We have examined, among other things, the Indenture, the form of the Guarantees and the form of the Notes, and such corporate records and other documents as we have considered relevant and necessary for the purposes of this opinion.

Reliance and Assumptions

We have relied upon, and assumed, with your permission, the accuracy and completeness of, certificates or comparable documents of public officials; certificates, declarations, representations of and conversations of and with officers, directors and other representatives of the Company and its subsidiaries; and representations made by the Company and its subsidiaries in the Registration Statement, the Indenture and in the Officer’s Certificate of even date herewith. As to matters of law, we express no opinion as to any matter relating to the laws of any jurisdiction other than the laws of the State of Missouri.

We have assumed due authorization, execution and delivery of the agreements and documents referred to in this opinion by all parties thereto (other than the Missouri Guarantor), and the enforceability of such agreements and documents against such parties.
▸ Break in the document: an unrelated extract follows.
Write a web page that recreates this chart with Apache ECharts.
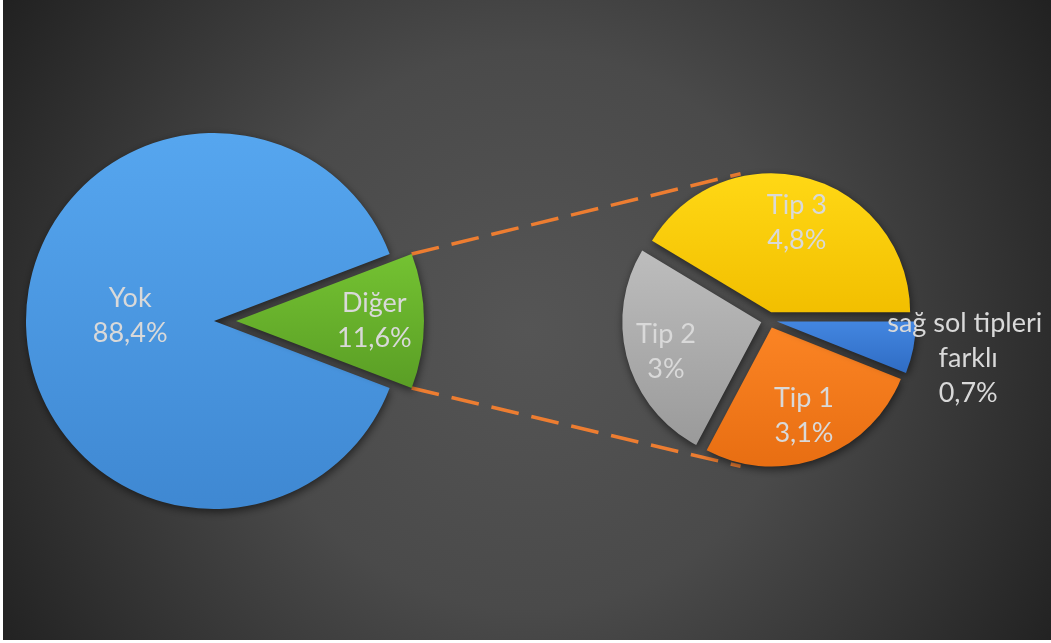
<!DOCTYPE html>
<html>
<head>
<meta charset="utf-8">
<script src="https://cdn.jsdelivr.net/npm/echarts@6/dist/echarts.min.js"></script>
<style>
html, body { margin: 0; padding: 0; background: #ffffff; }
#chart { position: absolute; left: 3px; top: 0; width: 1048px; height: 640px; }
</style>
</head>
<body>
<div id="chart"></div>
<script>
// ana pasta
const mainNames = ['Yok', 'Diğer'];
const mainValues = [88.4, 11.6];
// ikinci pasta (Diğer'in dağılımı)
const subNames = ['Tip 3', 'Tip 2', 'Tip 1', 'sağ sol tipleri farklı'];
const subValues = [4.8, 3, 3.1, 0.7];

const mainColors = [['#56a6ef', '#3f88d2'], ['#74c232', '#5a9e25']];
const subColors = [['#ffd815', '#f2bf00'], ['#bdbdbd', '#9a9a9a'], ['#fb8424', '#e86e12'], ['#4386e0', '#2f6cc4']];

const MAIN_C = [211, 321], MAIN_R = 188, MAIN_OFF = 22;
const SUB_C = [766, 320], SUB_R = 139, SUB_OFF = 8;
const LABEL_COLOR = '#d9d9d9';

function sum(arr) { return arr.reduce((a, b) => a + b, 0); }

// dilimlerin orta açıları (derece)
function midAngles(values, start, clockwise) {
    let total = sum(values), cum = 0;
    return values.map(v => {
        let a = start + (clockwise ? -1 : 1) * (cum + v / 2) / total * 360;
        cum += v;
        return a;
    });
}

function fmt(p) {
    return p.name + '\n' + String(p.value).replace('.', ',') + '%';
}

function grad(c) {
    return { type: 'linear', x: 0, y: 0, x2: 0, y2: 1, colorStops: [{ offset: 0, color: c[0] }, { offset: 1, color: c[1] }] };
}

// Diğer dilimi sağa baksın
const mainStart = (sum(mainValues) - mainValues[1] / 2) / sum(mainValues) * 360;
const mainMids = midAngles(mainValues, mainStart, true);
const subMids = midAngles(subValues, 0, false);

// etiketin merkezden uzaklığı (yarıçap oranı) ve dikey ince ayar
const mainLabelK = [0.43, 0.72], mainLabelDy = [-5, 0];
const subLabelK = [0.67, 0.69, 0.65, 1.38], subLabelDy = [3, 3, 1, 0];

function shift(mids, ks, dys, r) {
    return function (p) {
        let a = mids[p.dataIndex] * Math.PI / 180;
        let k = ks[p.dataIndex] - 0.5;
        return { dx: k * r * Math.cos(a), dy: -k * r * Math.sin(a) + dys[p.dataIndex] };
    };
}

// bağlantı çizgileri
const halfSpan = mainValues[1] / sum(mainValues) * Math.PI;
const gx = MAIN_C[0] + MAIN_OFF, gy = MAIN_C[1];
function onMain(sign) {
    return [gx + MAIN_R * Math.cos(halfSpan), gy - sign * MAIN_R * Math.sin(halfSpan)];
}
function onSub(deg) {
    let a = deg * Math.PI / 180, r = SUB_R + 10;
    return [SUB_C[0] + r * Math.cos(a), SUB_C[1] - r * Math.sin(a)];
}
const p1 = onMain(1), p2 = onSub(101), p3 = onMain(-1), p4 = onSub(259);

const shadow = { shadowBlur: 8, shadowColor: 'rgba(0,0,0,0.55)', shadowOffsetX: 1, shadowOffsetY: 3 };

var chart = echarts.init(document.getElementById('chart'));
chart.setOption({
    animation: false,
    backgroundColor: {
        type: 'radial', x: 524, y: 330, r: 620, global: true,
        colorStops: [{ offset: 0, color: '#555555' }, { offset: 0.45, color: '#4a4a4a' }, { offset: 1, color: '#212121' }]
    },
    graphic: [
        { type: 'line', z: 1, silent: true, shape: { x1: p1[0], y1: p1[1], x2: p2[0], y2: p2[1] },
          style: { stroke: '#ed7d31', lineWidth: 3.5, lineDash: [28, 13] } },
        { type: 'line', z: 1, silent: true, shape: { x1: p3[0], y1: p3[1], x2: p4[0], y2: p4[1] },
          style: { stroke: '#ed7d31', lineWidth: 3.5, lineDash: [28, 13] } }
    ],
    series: [
        {
            type: 'pie',
            z: 3,
            silent: true,
            center: MAIN_C,
            radius: [0, MAIN_R],
            startAngle: mainStart,
            clockwise: true,
            selectedMode: 'multiple',
            selectedOffset: MAIN_OFF,
            emphasis: { scale: false },
            itemStyle: shadow,
            label: {
                position: 'inside', formatter: fmt, color: LABEL_COLOR,
                fontFamily: 'Lato', fontSize: 27, lineHeight: 35, align: 'center'
            },
            labelLine: { show: false },
            labelLayout: shift(mainMids, mainLabelK, mainLabelDy, MAIN_R),
            data: mainNames.map((n, i) => ({
                name: n, value: mainValues[i], selected: i === 1,
                itemStyle: { color: grad(mainColors[i]) }
            }))
        },
        {
            type: 'pie',
            z: 3,
            silent: true,
            center: SUB_C,
            radius: [0, SUB_R],
            startAngle: 0,
            clockwise: false,
            selectedMode: 'multiple',
            selectedOffset: SUB_OFF,
            emphasis: { scale: false },
            itemStyle: shadow,
            label: {
                position: 'inside', formatter: fmt, color: LABEL_COLOR,
                fontFamily: 'Lato', fontSize: 27, lineHeight: 35, align: 'center',
                width: 180, overflow: 'break'
            },
            labelLine: { show: false },
            labelLayout: shift(subMids, subLabelK, subLabelDy, SUB_R),
            data: subNames.map((n, i) => ({
                name: n, value: subValues[i], selected: true,
                itemStyle: { color: grad(subColors[i]) }
            }))
        }
    ]
});
</script>
</body>
</html>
We have also assumed, without independent investigation, that (i) the signatures on all documents examined by us are genuine, (ii) any individual executing such documents had the legal capacity to execute such documents, (iii) the authenticity of all documents submitted to us as originals, (iv) the conformity to original documents of all documents submitted to us as photostatic or certified copies, (v) the authenticity of such copies, and (vi) all company records of the Missouri Guarantor provided to us are accurate and complete.

Opinions

Based upon, and subject to, the foregoing, we are of the opinion that the Guarantees have been duly authorized by the Missouri Guarantor.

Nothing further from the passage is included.